Froga also signed copies of his book following the reading, inking his John Hancock on a copy for fellow writer and Kansas City Star contributor Aaron Barnhart, who was in attendance, along with numerous others.

Lloyd Goossen, a local furniture maker who professes to have the first house blown down by the May 4, 2007 tornado, got a signature from Froga, who was quick to flip to a section of the book featuring a picture of two of Goossen’s clocks.

The two atomic clocks were located at opposite ends of Goossen’s shop and stopped about two minutes apart, when the tornado hit his home about eight miles southwest of Greensburg.      

“See, one [of these clocks] was in the front of our shop and one was at the back of our shop,” said Goossen pointing to the picture. “It’s kind of interesting and we found them both kind of lying around. I tried to call Greensburg at 9:37 p.m. on my cell phone and tell them that the house got wiped out, I tried to call 911 but it was already off.”

Froga, a former mathematics professor and author lives in Lawrence and has been working on the book for the past three years.

Lavada Rothe, Lisa Kelly and Lana Tillotson of Wichita added a stop in Greensburg to their weekend trip to Buffalo, Okla. They spent part of the day stopping at Main Street shops and walking around the new Big Well Museum.

“We’ve driven by Greensburg before, but we’d never stopped,” said Kelly. “It’s nice here.”

The trio had lots of praise for the town and also commented on how clean the city was.

“Their choice to rebuild was a good one but we like that they kept the Robinett building, it’s so beautiful,” said Tillotson.

The restored Hunter’s Drug Store Soda Fountain, part of the Kiowa County Historical Museum in the Commons building seemed to be one of the more popular places in town, with rarely an open seat.

On Saturday evening Greensburg residents Bob and Nita Kilgore were enjoying ice cream cones and sodas at the fountain with Nita’s brother Jack Bailey and his wife Sue. The Baileys, who previously lived in Greensburg for 12 years, have been regular visitors since the 2007 tornado, having come to town directly after the tornado to help Bob and Nita.    

“It’s amazing here,” said Mrs. Bailey. “I suppose the conservation of energy would be the number one benefit of the way they’ve rebuilt. I like the way it looks, it has a unique look. Greensburg was always kind of a unique town and it’s even more unique now.”

“I’m impressed by the way it came back,” said Mr. Bailey, who grew up in neighboring Mullinville. “It reflects the quality of people who live here, it says a lot about them.”

As the smell of Greensburg’s J.D’s B-B-Q, whose bright red trailer doubled as a blockade across Main Street, wafted across the nearby dirt lot, a small crowd listened to a band and drank beers provided by the local Rodeo Club.

Across town at the United Methodist Church, the William-Inge Center for the Arts performed a staged reading of “Rooted: A Greensburg Odyssey.”

Though the major roles were performed by professional actors, a choir of local actors participated in the two-hour long performance including Judi and Steve Kirk, Ann Dixson, Stacy Barnes and others.

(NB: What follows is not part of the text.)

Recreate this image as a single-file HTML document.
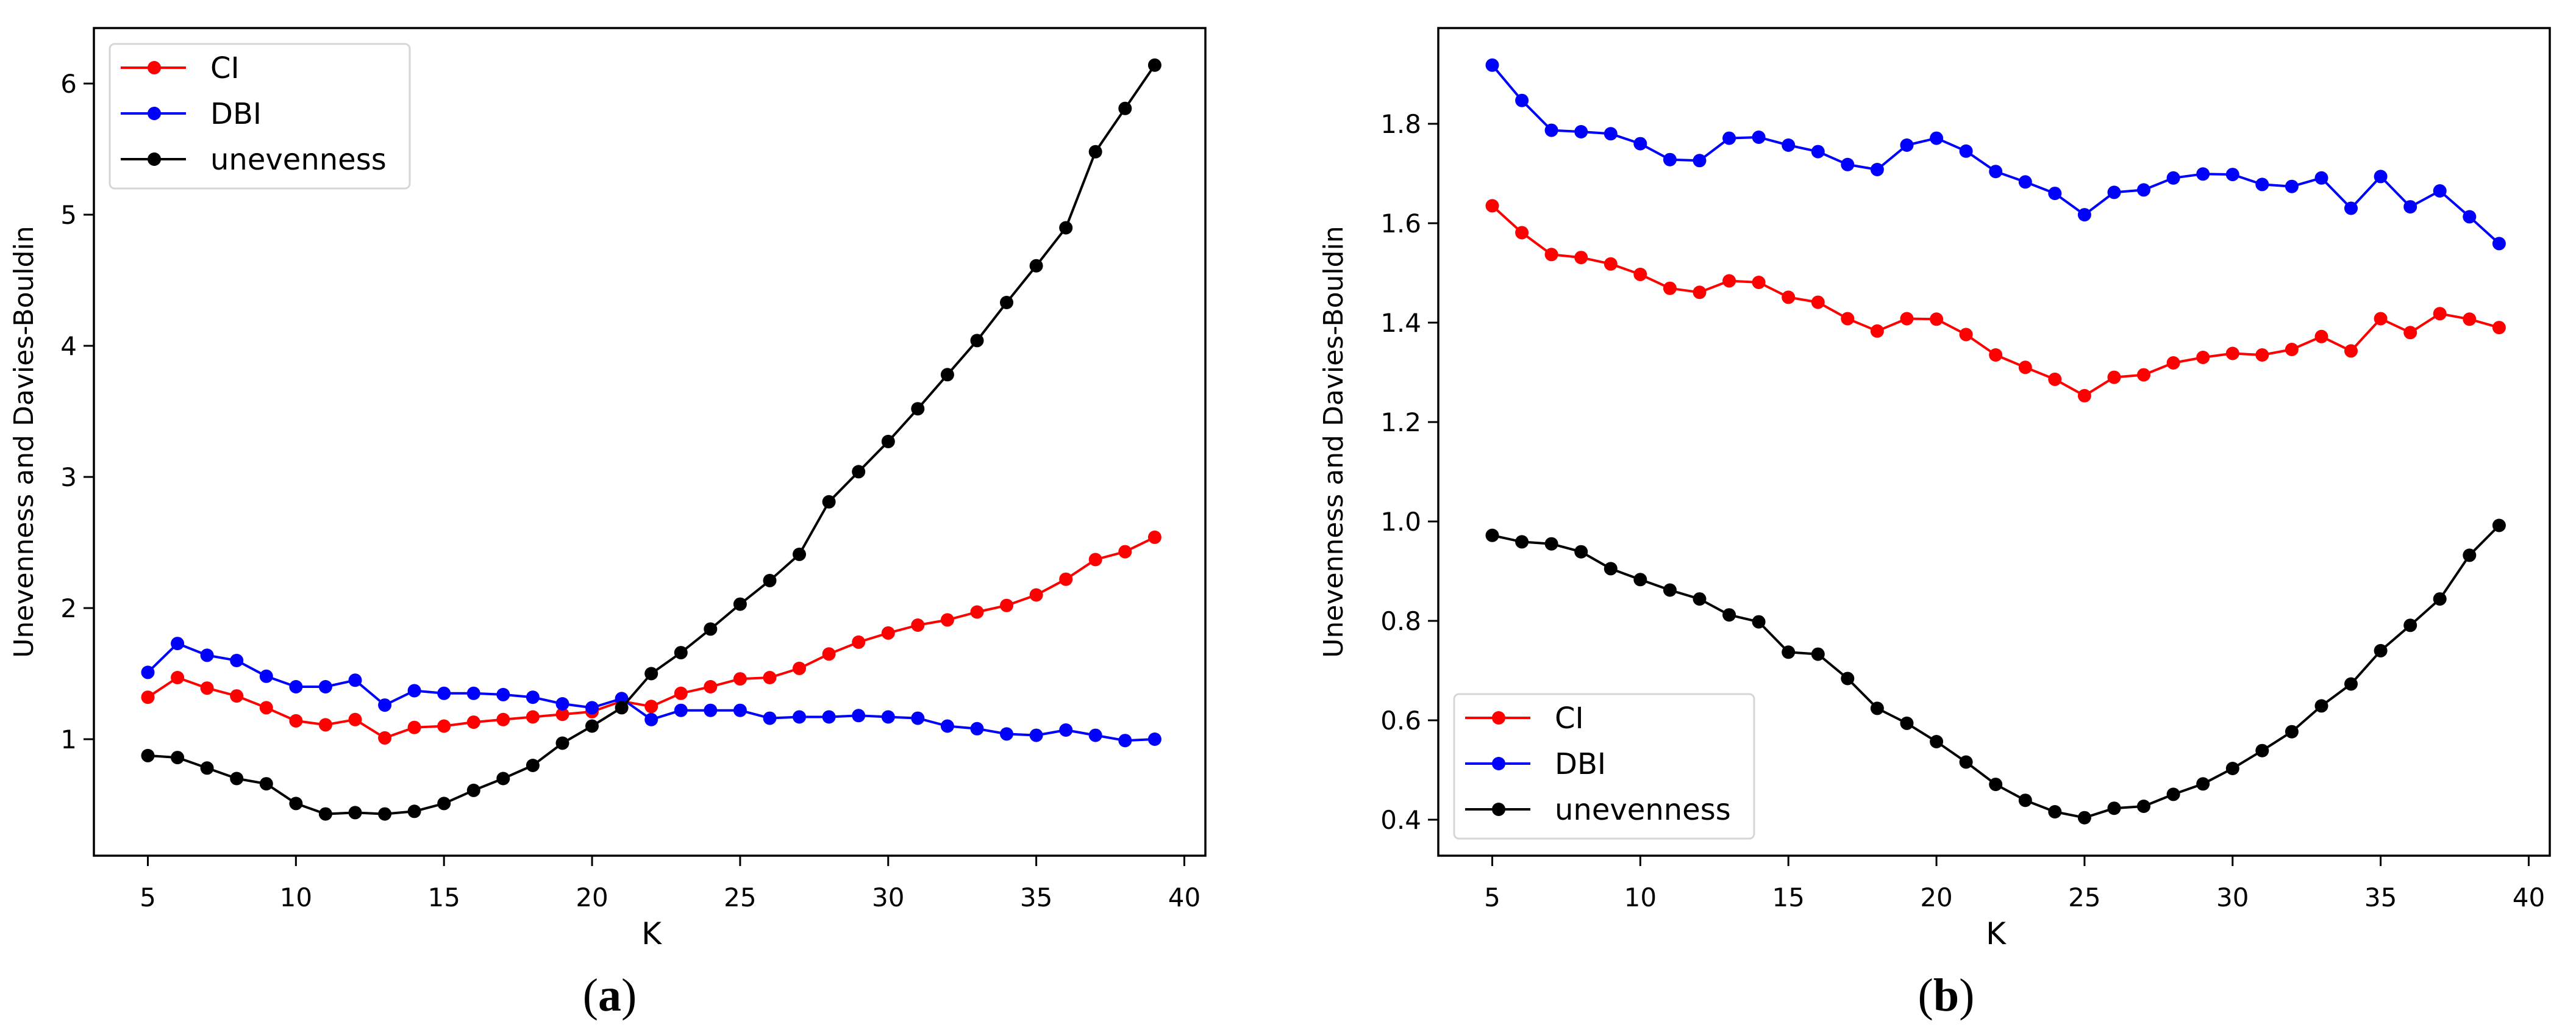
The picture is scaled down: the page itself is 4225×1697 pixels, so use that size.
<!DOCTYPE html>
<html><head><meta charset="utf-8"><style>
html,body{margin:0;padding:0;background:#fff;}
svg{display:block;}
</style></head><body>
<svg id="fig" width="4225" height="1697" viewBox="0 0 4225 1697" xmlns="http://www.w3.org/2000/svg" font-family="'DejaVu Sans','Liberation Sans',sans-serif"></svg>
<script>
const kValues = [5,6,7,8,9,10,11,12,13,14,15,16,17,18,19,20,21,22,23,24,25,26,27,28,29,30,31,32,33,34,35,36,37,38,39];
const ciA = [1.32,1.47,1.39,1.33,1.24,1.14,1.11,1.15,1.01,1.09,1.10,1.13,1.15,1.17,1.19,1.21,1.29,1.25,1.35,1.40,1.46,1.47,1.54,1.65,1.74,1.81,1.87,1.91,1.97,2.02,2.10,2.22,2.37,2.43,2.54];
const dbiA = [1.51,1.73,1.64,1.60,1.48,1.40,1.40,1.45,1.26,1.37,1.35,1.35,1.34,1.32,1.27,1.24,1.31,1.15,1.22,1.22,1.22,1.16,1.17,1.17,1.18,1.17,1.16,1.10,1.08,1.04,1.03,1.07,1.03,0.99,1.00];
const unevA = [0.875,0.86,0.78,0.70,0.66,0.51,0.43,0.44,0.43,0.45,0.51,0.61,0.70,0.80,0.97,1.10,1.24,1.50,1.66,1.84,2.03,2.21,2.41,2.81,3.04,3.27,3.52,3.78,4.04,4.33,4.61,4.90,5.48,5.81,6.14];
const ciB = [1.635,1.581,1.537,1.531,1.518,1.497,1.469,1.461,1.484,1.481,1.451,1.441,1.408,1.383,1.408,1.407,1.376,1.335,1.310,1.286,1.253,1.290,1.295,1.319,1.330,1.338,1.335,1.346,1.372,1.343,1.408,1.380,1.418,1.407,1.390];
const dbiB = [1.918,1.847,1.787,1.784,1.780,1.760,1.728,1.726,1.771,1.773,1.757,1.744,1.718,1.708,1.757,1.771,1.745,1.704,1.683,1.660,1.617,1.662,1.667,1.691,1.699,1.698,1.678,1.674,1.691,1.630,1.694,1.633,1.665,1.613,1.559];
const unevB = [0.972,0.959,0.955,0.939,0.905,0.883,0.862,0.844,0.812,0.798,0.737,0.733,0.684,0.624,0.594,0.557,0.516,0.471,0.439,0.416,0.404,0.423,0.427,0.451,0.472,0.503,0.539,0.577,0.629,0.673,0.740,0.791,0.844,0.932,0.992];
const xTicks = [5,10,15,20,25,30,35,40];
const yTicksA = [1,2,3,4,5,6];
const yTickLabelsA = ["1","2","3","4","5","6"];
const yTicksB = [0.4,0.6,0.8,1.0,1.2,1.4,1.6,1.8];
const yTickLabelsB = ["0.4","0.6","0.8","1.0","1.2","1.4","1.6","1.8"];
const seriesNames = ["CI","DBI","unevenness"];
const seriesColors = ["#ff0000","#0000ff","#000000"];

const NS = "http://www.w3.org/2000/svg";
const svg = document.getElementById('fig');
function mk(tag, attrs, parent){
  const e = document.createElementNS(NS, tag);
  for (const k in attrs) e.setAttribute(k, attrs[k]);
  (parent||svg).appendChild(e);
  return e;
}

function panel(id, ox, yMin, yMax, yTicks, yLabels, series, legendPos, caption, captionX, ylabX){
  const L = ox, R = ox + 1823, T = 46, B = 1403;
  const x0 = ox + 88.5, pxPerK = 48.57;
  const xs = k => x0 + (k - 5) * pxPerK;
  const ys = v => B - (v - yMin) / (yMax - yMin) * (B - T);
  const g = mk('g', {});
  
  
  series.forEach((vals, si) => {
    const sg = mk('g', {}, g);
    
    
    const pts = vals.map((v, i) => xs(kValues[i]).toFixed(1) + ',' + ys(v).toFixed(1)).join(' ');
    const pl = mk('polyline', {points: pts, fill: 'none', stroke: seriesColors[si], 'stroke-width': 4, 'stroke-linejoin': 'round'}, sg);
    
    
    vals.forEach((v, i) => {
      const c = mk('circle', {cx: xs(kValues[i]).toFixed(1), cy: ys(v).toFixed(1), r: 11, fill: seriesColors[si]}, sg);
      
      
    });
  });
  const fr = mk('rect', {x: L, y: T, width: R - L, height: B - T, fill: 'none', stroke: '#000', 'stroke-width': 3.5}, g);
  
  
  xTicks.forEach(t => {
    const x = xs(t);
    const tk = mk('line', {x1: x, x2: x, y1: B, y2: B + 17, stroke: '#000', 'stroke-width': 3}, g);
    
    
    const tx = mk('text', {x: x, y: B + 83, 'font-size': 42, 'text-anchor': 'middle', fill: '#000'}, g);
    tx.textContent = String(t);
    
    
  });
  yTicks.forEach((t, i) => {
    const y = ys(t);
    const tk = mk('line', {x1: L - 17, x2: L, y1: y, y2: y, stroke: '#000', 'stroke-width': 3}, g);
    
    
    const tx = mk('text', {x: L - 28, y: y + 15, 'font-size': 42, 'text-anchor': 'end', fill: '#000'}, g);
    tx.textContent = yLabels[i];
    
    
  });
  const xl = mk('text', {x: (L + R) / 2 + 3, y: 1548, 'font-size': 50, 'text-anchor': 'middle', fill: '#000'}, g);
  xl.textContent = 'K';
  
  
  const yl = mk('text', {x: 0, y: 0, 'font-size': 44, 'text-anchor': 'middle', fill: '#000', transform: 'translate(' + ylabX + ',' + ((T + B) / 2) + ') rotate(-90)'}, g);
  yl.textContent = 'Unevenness and Davies-Bouldin';
  
  
  const lg = mk('g', {}, g);
  
  
  const lx = legendPos[0], ly = legendPos[1];
  mk('rect', {x: lx, y: ly, width: 492, height: 237, rx: 8, fill: '#fff', 'fill-opacity': 0.85, stroke: '#d6d6d6', 'stroke-width': 3}, lg);
  seriesNames.forEach((n, i) => {
    const cy = ly + 39 + i * 75;
    const e = mk('g', {}, lg);
    
    
    mk('line', {x1: lx + 18, x2: lx + 125, y1: cy, y2: cy, stroke: seriesColors[i], 'stroke-width': 4}, e);
    mk('circle', {cx: lx + 73, cy: cy, r: 11, fill: seriesColors[i]}, e);
    const t = mk('text', {x: lx + 165, y: cy + 17, 'font-size': 48, fill: '#000'}, e);
    t.textContent = n;
  });
  const cap = mk('text', {x: captionX, y: 1657, 'font-size': 76, 'text-anchor': 'middle', fill: '#000', 'font-family': "'Liberation Serif',serif"}, g);
  cap.innerHTML = '(<tspan font-weight="bold">' + caption + '</tspan>)';
  
  
}

panel('a', 154, 0.1118, 6.423, yTicksA, yTickLabelsA, [ciA, dbiA, unevA], [180, 72], 'a', 1000, 54);
panel('b', 2359, 0.3276, 1.9926, yTicksB, yTickLabelsB, [ciB, dbiB, unevB], [2385, 1138], 'b', 3192, 2202);
</script>
</body></html>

The Kiowa County Media Center recorded the performance, which drew lots of laughter from the overflowing pews of attendees.

Sunday morning, as more than a dozen golfers hit the links for a Memorial Golf Tournament, an estimated 200 people attended the community church service in downtown Greensburg.

“What a great time it is to be together, unified for the voice of god,” said Rev. Marvin George.

Members of the local clergy sang, shared intimate stories and praised the still-recovering community as it makes its ways towards a hopeful, but uncertain future.

“It was a great weekend,” said Mayor Bob Dixson on Monday afternoon. “Friday’s memorial was very well done. Saturday and Sunday had a real homecoming type reunion atmosphere with all of the key players coming back. And not just government officials, but a lot of our volunteers that came back. It was just a tremendous success.”